◆ Listed records:
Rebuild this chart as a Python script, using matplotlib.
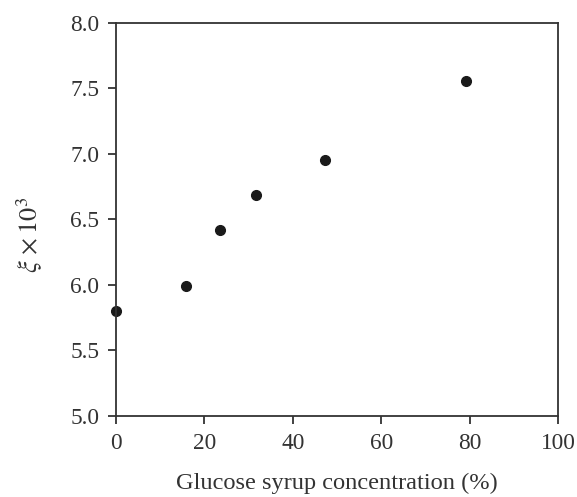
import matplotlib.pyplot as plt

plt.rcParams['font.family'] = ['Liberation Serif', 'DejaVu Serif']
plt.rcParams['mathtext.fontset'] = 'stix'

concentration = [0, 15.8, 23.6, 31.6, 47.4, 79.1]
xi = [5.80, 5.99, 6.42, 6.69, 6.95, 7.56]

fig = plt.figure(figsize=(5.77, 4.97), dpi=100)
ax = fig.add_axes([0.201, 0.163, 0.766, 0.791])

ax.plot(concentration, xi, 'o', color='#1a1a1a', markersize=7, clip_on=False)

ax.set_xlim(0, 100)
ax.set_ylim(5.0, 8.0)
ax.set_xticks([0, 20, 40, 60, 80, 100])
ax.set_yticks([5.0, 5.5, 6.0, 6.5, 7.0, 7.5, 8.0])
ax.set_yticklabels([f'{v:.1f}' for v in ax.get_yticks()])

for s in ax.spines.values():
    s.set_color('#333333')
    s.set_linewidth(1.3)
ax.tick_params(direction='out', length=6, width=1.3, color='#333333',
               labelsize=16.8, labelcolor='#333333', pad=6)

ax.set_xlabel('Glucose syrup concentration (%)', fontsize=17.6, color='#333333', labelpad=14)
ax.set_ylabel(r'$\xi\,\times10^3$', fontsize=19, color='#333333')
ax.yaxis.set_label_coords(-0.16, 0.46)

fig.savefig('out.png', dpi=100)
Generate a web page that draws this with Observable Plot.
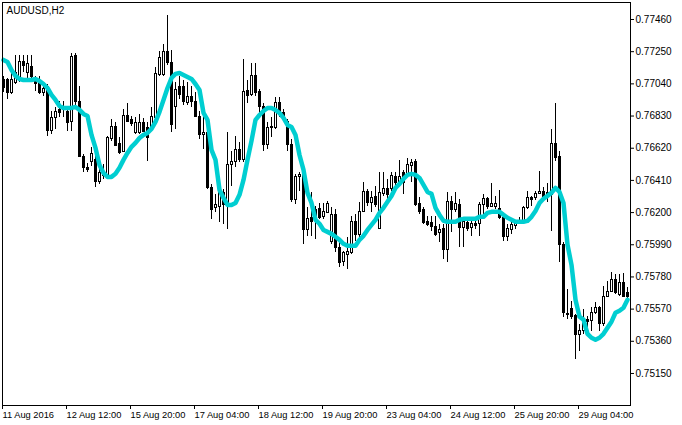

◆ Instruction:
Set down the material above as is, without any pictures.

◆ Reply:
Rebuild this chart as a Python script, using matplotlib.
import matplotlib.pyplot as plt

plt.rcParams['font.family'] = ['Liberation Serif', 'DejaVu Serif']
plt.rcParams['mathtext.fontset'] = 'stix'

concentration = [0, 15.8, 23.6, 31.6, 47.4, 79.1]
xi = [5.80, 5.99, 6.42, 6.69, 6.95, 7.56]

fig = plt.figure(figsize=(5.77, 4.97), dpi=100)
ax = fig.add_axes([0.201, 0.163, 0.766, 0.791])

ax.plot(concentration, xi, 'o', color='#1a1a1a', markersize=7, clip_on=False)

ax.set_xlim(0, 100)
ax.set_ylim(5.0, 8.0)
ax.set_xticks([0, 20, 40, 60, 80, 100])
ax.set_yticks([5.0, 5.5, 6.0, 6.5, 7.0, 7.5, 8.0])
ax.set_yticklabels([f'{v:.1f}' for v in ax.get_yticks()])

for s in ax.spines.values():
    s.set_color('#333333')
    s.set_linewidth(1.3)
ax.tick_params(direction='out', length=6, width=1.3, color='#333333',
               labelsize=16.8, labelcolor='#333333', pad=6)

ax.set_xlabel('Glucose syrup concentration (%)', fontsize=17.6, color='#333333', labelpad=14)
ax.set_ylabel(r'$\xi\,\times10^3$', fontsize=19, color='#333333')
ax.yaxis.set_label_coords(-0.16, 0.46)

fig.savefig('out.png', dpi=100)
Generate a web page that draws this with Observable Plot.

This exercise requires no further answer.